> [The exercise]: Retype each line of the material exactly, please, skipping any picture in it.

** start **

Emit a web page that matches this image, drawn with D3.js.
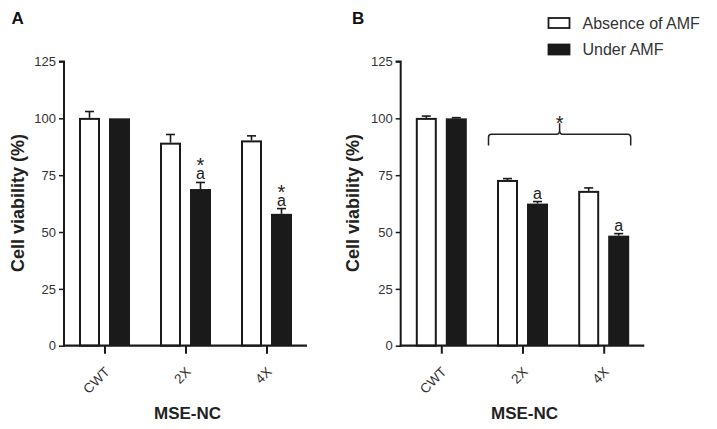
<!DOCTYPE html>
<html><head><meta charset="utf-8">
<script src="https://cdn.jsdelivr.net/npm/d3@7"></script>
<style>body{margin:0;background:#fff}svg{display:block;font-family:"Liberation Sans",Arial,sans-serif}</style>
</head><body><svg id="c" width="717" height="429"></svg>
<script>
const categories = ["CWT", "2X", "4X"];
const seriesNames = ["Absence of AMF", "Under AMF"];
const yTicks = [0, 25, 50, 75, 100, 125];
// Panel A
const aAbsence = [100.2, 89.3, 90.3];
const aAbsenceErr = [2.8, 3.6, 2.0];
const aUnder = [100, 68.9, 58.0];
const aUnderErr = [0, 2.9, 2.3];
const aMarks = [["", ""], ["", "a*"], ["", "a*"]];
// Panel B
const bAbsence = [100.2, 72.9, 68.1];
const bAbsenceErr = [0.8, 0.6, 1.3];
const bUnder = [100, 62.5, 48.4];
const bUnderErr = [0.3, 0.9, 0.9];
const bMarks = [["", ""], ["", "a"], ["", "a"]];

const svg = d3.select("#c");
const y = d3.scaleLinear().domain([0, 125]).range([345.7, 61.5]);

function panel(x0, x1, label, absence, absErr, under, undErr, marks, titleX) {
  const g = svg.append("g");
  const x = d3.scalePoint().domain(categories).range([x0, x1]).padding(0.5);
  const bw = 21;
  const data = [absence, under];
  const errs = [absErr, undErr];
  [0, 1].forEach(s => {
    categories.forEach((c, i) => {
      const bx = s === 0 ? x(c) - 25.5 : x(c) + 4.5;
      const top = y(data[s][i]);
      const et = y(data[s][i] + errs[s][i]);
      if (errs[s][i] > 0) {
        g.append("line").attr("x1", bx + bw / 2).attr("x2", bx + bw / 2)
          .attr("y1", top).attr("y2", et).attr("stroke", "#1a1a1a").attr("stroke-width", 1.6);
        g.append("line").attr("x1", bx + bw / 2 - 4.5).attr("x2", bx + bw / 2 + 4.5)
          .attr("y1", et).attr("y2", et).attr("stroke", "#1a1a1a").attr("stroke-width", 1.6);
      }
      g.append("rect").attr("x", s === 0 ? bx + 1 : bx).attr("y", s === 0 ? top + 1 : top)
        .attr("width", s === 0 ? bw - 2 : bw).attr("height", y(0) - top - (s === 0 ? 1 : 0))
        .attr("fill", s === 0 ? "#fff" : "#1a1a1a")
        .attr("stroke", s === 0 ? "#1a1a1a" : "none").attr("stroke-width", 2);
      const m = marks[i][s];
      if (m) {
        const cx = bx + bw / 2;
        const t = g.append("text").attr("text-anchor", "middle").attr("fill", "#222");
        if (m.includes("*")) {
          t.append("tspan").attr("x", cx).attr("y", et - 10).attr("font-size", 20).text("*");
        }
        t.append("tspan").attr("x", cx).attr("y", et - 3).attr("font-size", 16).text("a");
      }
    });
  });
  const ya = g.append("g").attr("transform", `translate(${x0},0)`)
    .call(d3.axisLeft(y).tickValues(yTicks).tickSize(5).tickPadding(3));
  ya.select(".domain").attr("stroke", "#1a1a1a").attr("stroke-width", 2).attr("d", `M-5,${y(125)}H0V${y(0) + 1}`);
  ya.selectAll(".tick line").attr("stroke", "#1a1a1a").attr("stroke-width", 1.5);
  ya.selectAll(".tick text").attr("font-size", 13).attr("fill", "#333").attr("font-family", "Liberation Sans, Arial");
  const xa = g.append("g").attr("transform", `translate(0,${y(0)})`)
    .call(d3.axisBottom(x).tickSize(8).tickFormat(""));
  xa.select(".domain").attr("stroke", "#1a1a1a").attr("stroke-width", 2.2).attr("d", `M${x0 - 1},0H${x1}`);
  xa.selectAll(".tick line").attr("stroke", "#1a1a1a").attr("stroke-width", 2);
  categories.forEach(c => {
    g.append("text").attr("transform", `translate(${x(c) + 6},${y(0) + 27}) rotate(-45)`)
      .attr("text-anchor", "end").attr("font-size", 13.5).attr("fill", "#333").text(c);
  });
  g.append("text").attr("x", (x0 + x1) / 2 + 2).attr("y", 419).attr("text-anchor", "middle")
    .attr("font-size", 17).attr("font-weight", "bold").attr("fill", "#222").text("MSE-NC");
  g.append("text").attr("transform", `translate(${titleX},${203}) rotate(-90)`)
    .attr("text-anchor", "middle").attr("font-size", 18).attr("font-weight", "bold").attr("fill", "#222")
    .text("Cell viability (%)");
  g.append("text").attr("x", label.x).attr("y", 24).attr("font-size", 17).attr("font-weight", "bold")
    .attr("fill", "#111").text(label.t);
  return x;
}

panel(64, 307, {t: "A", x: 11.5}, aAbsence, aAbsenceErr, aUnder, aUnderErr, aMarks, 24);
const xb = panel(400.7, 644.3, {t: "B", x: 352}, bAbsence, bAbsenceErr, bUnder, bUnderErr, bMarks, 359);

// brace over 2X and 4X in panel B
const bl = xb("2X") - 34, br = xb("4X") + 27, bm = (bl + br) / 2, bt = 134.3;
svg.append("path").attr("fill", "none").attr("stroke", "#222").attr("stroke-width", 1.5)
  .attr("d", `M${bl},145.5 V${bt + 3} Q${bl},${bt} ${bl + 3},${bt} H${bm - 3} Q${bm},${bt} ${bm},${bt - 4} V${bt - 11} M${bm},${bt - 4} Q${bm},${bt} ${bm + 3},${bt} H${br - 3} Q${br},${bt} ${br},${bt + 3} V145.5`);
svg.append("text").attr("x", bm).attr("y", 130).attr("text-anchor", "middle")
  .attr("font-size", 20).attr("fill", "#222").text("*");

// legend
const leg = svg.append("g");
seriesNames.forEach((n, i) => {
  leg.append("rect").attr("x", 548.5).attr("y", 18 + i * 26.5).attr("width", 21).attr("height", 10)
    .attr("fill", i === 0 ? "#fff" : "#1a1a1a").attr("stroke", "#1a1a1a").attr("stroke-width", 1.8);
  leg.append("text").attr("x", 582.5).attr("y", 28.5 + i * 26.5).attr("font-size", 16).attr("fill", "#333").text(n);
});
</script></body></html>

** end **

> [Problem solution]:
Emit a web page that matches this image, drawn with D3.js.
<!DOCTYPE html>
<html><head><meta charset="utf-8">
<script src="https://cdn.jsdelivr.net/npm/d3@7"></script>
<style>body{margin:0;background:#fff}svg{display:block;font-family:"Liberation Sans",Arial,sans-serif}</style>
</head><body><svg id="c" width="717" height="429"></svg>
<script>
const categories = ["CWT", "2X", "4X"];
const seriesNames = ["Absence of AMF", "Under AMF"];
const yTicks = [0, 25, 50, 75, 100, 125];
// Panel A
const aAbsence = [100.2, 89.3, 90.3];
const aAbsenceErr = [2.8, 3.6, 2.0];
const aUnder = [100, 68.9, 58.0];
const aUnderErr = [0, 2.9, 2.3];
const aMarks = [["", ""], ["", "a*"], ["", "a*"]];
// Panel B
const bAbsence = [100.2, 72.9, 68.1];
const bAbsenceErr = [0.8, 0.6, 1.3];
const bUnder = [100, 62.5, 48.4];
const bUnderErr = [0.3, 0.9, 0.9];
const bMarks = [["", ""], ["", "a"], ["", "a"]];

const svg = d3.select("#c");
const y = d3.scaleLinear().domain([0, 125]).range([345.7, 61.5]);

function panel(x0, x1, label, absence, absErr, under, undErr, marks, titleX) {
  const g = svg.append("g");
  const x = d3.scalePoint().domain(categories).range([x0, x1]).padding(0.5);
  const bw = 21;
  const data = [absence, under];
  const errs = [absErr, undErr];
  [0, 1].forEach(s => {
    categories.forEach((c, i) => {
      const bx = s === 0 ? x(c) - 25.5 : x(c) + 4.5;
      const top = y(data[s][i]);
      const et = y(data[s][i] + errs[s][i]);
      if (errs[s][i] > 0) {
        g.append("line").attr("x1", bx + bw / 2).attr("x2", bx + bw / 2)
          .attr("y1", top).attr("y2", et).attr("stroke", "#1a1a1a").attr("stroke-width", 1.6);
        g.append("line").attr("x1", bx + bw / 2 - 4.5).attr("x2", bx + bw / 2 + 4.5)
          .attr("y1", et).attr("y2", et).attr("stroke", "#1a1a1a").attr("stroke-width", 1.6);
      }
      g.append("rect").attr("x", s === 0 ? bx + 1 : bx).attr("y", s === 0 ? top + 1 : top)
        .attr("width", s === 0 ? bw - 2 : bw).attr("height", y(0) - top - (s === 0 ? 1 : 0))
        .attr("fill", s === 0 ? "#fff" : "#1a1a1a")
        .attr("stroke", s === 0 ? "#1a1a1a" : "none").attr("stroke-width", 2);
      const m = marks[i][s];
      if (m) {
        const cx = bx + bw / 2;
        const t = g.append("text").attr("text-anchor", "middle").attr("fill", "#222");
        if (m.includes("*")) {
          t.append("tspan").attr("x", cx).attr("y", et - 10).attr("font-size", 20).text("*");
        }
        t.append("tspan").attr("x", cx).attr("y", et - 3).attr("font-size", 16).text("a");
      }
    });
  });
  const ya = g.append("g").attr("transform", `translate(${x0},0)`)
    .call(d3.axisLeft(y).tickValues(yTicks).tickSize(5).tickPadding(3));
  ya.select(".domain").attr("stroke", "#1a1a1a").attr("stroke-width", 2).attr("d", `M-5,${y(125)}H0V${y(0) + 1}`);
  ya.selectAll(".tick line").attr("stroke", "#1a1a1a").attr("stroke-width", 1.5);
  ya.selectAll(".tick text").attr("font-size", 13).attr("fill", "#333").attr("font-family", "Liberation Sans, Arial");
  const xa = g.append("g").attr("transform", `translate(0,${y(0)})`)
    .call(d3.axisBottom(x).tickSize(8).tickFormat(""));
  xa.select(".domain").attr("stroke", "#1a1a1a").attr("stroke-width", 2.2).attr("d", `M${x0 - 1},0H${x1}`);
  xa.selectAll(".tick line").attr("stroke", "#1a1a1a").attr("stroke-width", 2);
  categories.forEach(c => {
    g.append("text").attr("transform", `translate(${x(c) + 6},${y(0) + 27}) rotate(-45)`)
      .attr("text-anchor", "end").attr("font-size", 13.5).attr("fill", "#333").text(c);
  });
  g.append("text").attr("x", (x0 + x1) / 2 + 2).attr("y", 419).attr("text-anchor", "middle")
    .attr("font-size", 17).attr("font-weight", "bold").attr("fill", "#222").text("MSE-NC");
  g.append("text").attr("transform", `translate(${titleX},${203}) rotate(-90)`)
    .attr("text-anchor", "middle").attr("font-size", 18).attr("font-weight", "bold").attr("fill", "#222")
    .text("Cell viability (%)");
  g.append("text").attr("x", label.x).attr("y", 24).attr("font-size", 17).attr("font-weight", "bold")
    .attr("fill", "#111").text(label.t);
  return x;
}

panel(64, 307, {t: "A", x: 11.5}, aAbsence, aAbsenceErr, aUnder, aUnderErr, aMarks, 24);
const xb = panel(400.7, 644.3, {t: "B", x: 352}, bAbsence, bAbsenceErr, bUnder, bUnderErr, bMarks, 359);

// brace over 2X and 4X in panel B
const bl = xb("2X") - 34, br = xb("4X") + 27, bm = (bl + br) / 2, bt = 134.3;
svg.append("path").attr("fill", "none").attr("stroke", "#222").attr("stroke-width", 1.5)
  .attr("d", `M${bl},145.5 V${bt + 3} Q${bl},${bt} ${bl + 3},${bt} H${bm - 3} Q${bm},${bt} ${bm},${bt - 4} V${bt - 11} M${bm},${bt - 4} Q${bm},${bt} ${bm + 3},${bt} H${br - 3} Q${br},${bt} ${br},${bt + 3} V145.5`);
svg.append("text").attr("x", bm).attr("y", 130).attr("text-anchor", "middle")
  .attr("font-size", 20).attr("fill", "#222").text("*");

// legend
const leg = svg.append("g");
seriesNames.forEach((n, i) => {
  leg.append("rect").attr("x", 548.5).attr("y", 18 + i * 26.5).attr("width", 21).attr("height", 10)
    .attr("fill", i === 0 ? "#fff" : "#1a1a1a").attr("stroke", "#1a1a1a").attr("stroke-width", 1.8);
  leg.append("text").attr("x", 582.5).attr("y", 28.5 + i * 26.5).attr("font-size", 16).attr("fill", "#333").text(n);
});
</script></body></html>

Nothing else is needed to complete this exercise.